All breakout rooms at the Annual Meeting will be equipped with a screen, projector, and wifi. Additional room configuration or technology requests must be submitted by the session organizer on the online form. Session organizers will be required to confirm that all equipment requests are essential to the purpose of the session. Equipment requests or changes made after September 30, 2021 may not be accommodated. It may not be possible to fulfill all special requests.

The Society’s rules permit members to present only one paper at the meeting. Members may, in addition to presenting a paper, serve as a session chair, a respondent, a workshop facilitator, or a roundtable, seminar, or workshop participant, but they may not present a paper at sessions they chair. No member may appear more than twice in the program (excluding sessions sponsored by ASECS).

No individual may submit paper proposals to more than two panels. Since you can present only one paper at the meeting itself, you must notify both panel chairs if you are submitting two proposals for papers, whether or not the proposals concern the same topic. You must also notify both panel chairs if you are proposing both a paper and a roundtable version of the same material, since paper and roundtable versions of the same presentation may not be given at the conference.
All participants must be members in good standing of ASECS or of a constituent society of ISECS. Membership must be current as of December 1, 2021 for inclusion in the program. Join or renew your ASECS membership at https://asecs.press.jhu.edu/membership/join.

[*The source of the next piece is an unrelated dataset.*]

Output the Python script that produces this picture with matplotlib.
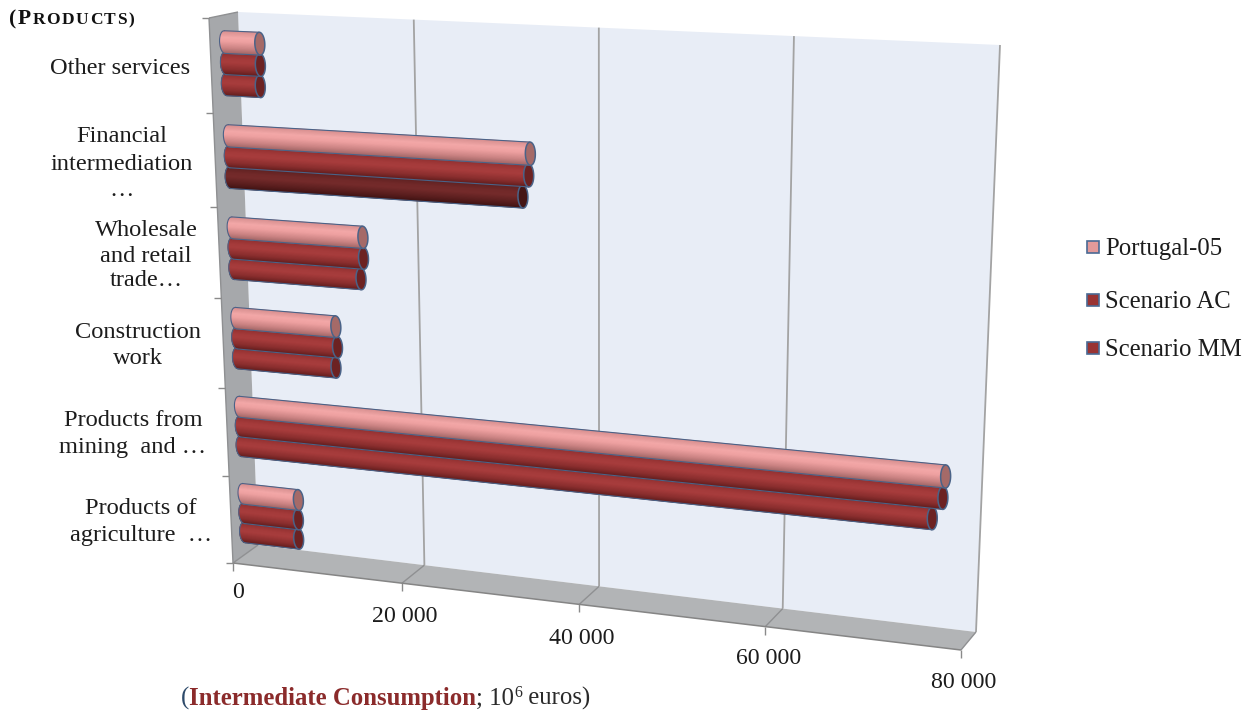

SESSION 133: European Spectacle behind the curtain: décor, machines, and special effects
(For all the sessions see: https://www.asecs2022.org/)
Elisa Cazzato – Università Cà Foscari (post-doc) – NYU (visiting research fellow), elisa.cazzato@gmail.com

This panel promotes a discussion on artistic practices behind the creation of spectacle in 18thCentury Europe. The worlds of stage design, machinery, and popular attractions are inherently transient and contingent and often leave few traces. During this period, moreover, a host of stage decorators, machinists, fireworks technicians, circus performers, and foreign entertainers circulated across Europe, spreading ideas and practices that were frequently appropriated and standardized while their origins or creators went unacknowledged. These influential artists and
performers, often lacking strong institutional affiliation, have not been given the same critical attention paid to visual artists, musicians, or dramatists.
This panel encourages a behind-the-scenes look at such artistic practices that can expand our view and understanding of 18th-century spectacle and its varied constituents. For example, how did artists involved in ephemeral or peripheral activities exert their individual personalities? In what ways did certain attractions like wax statues and dioramas, cabinets d’optique, and Wunderkammer inform and overlap with science and technology? How might we account for the status of the marvelous within an era of so-called “Enlightenment” rationality? How can we appreciate décor and other special effects not only as artistic products, but also as autonomous cultural phenomena?
The session seeks to foster interdisciplinary dialogue on performance creation, stagesettings, and the circulation of artists and ideas. It welcomes submissions from scholars at any career stage, as well as from arts professionals in or outside academia. Contributions informed by the experience of staging (or planning to stage) an eighteenth-century work are especially encouraged.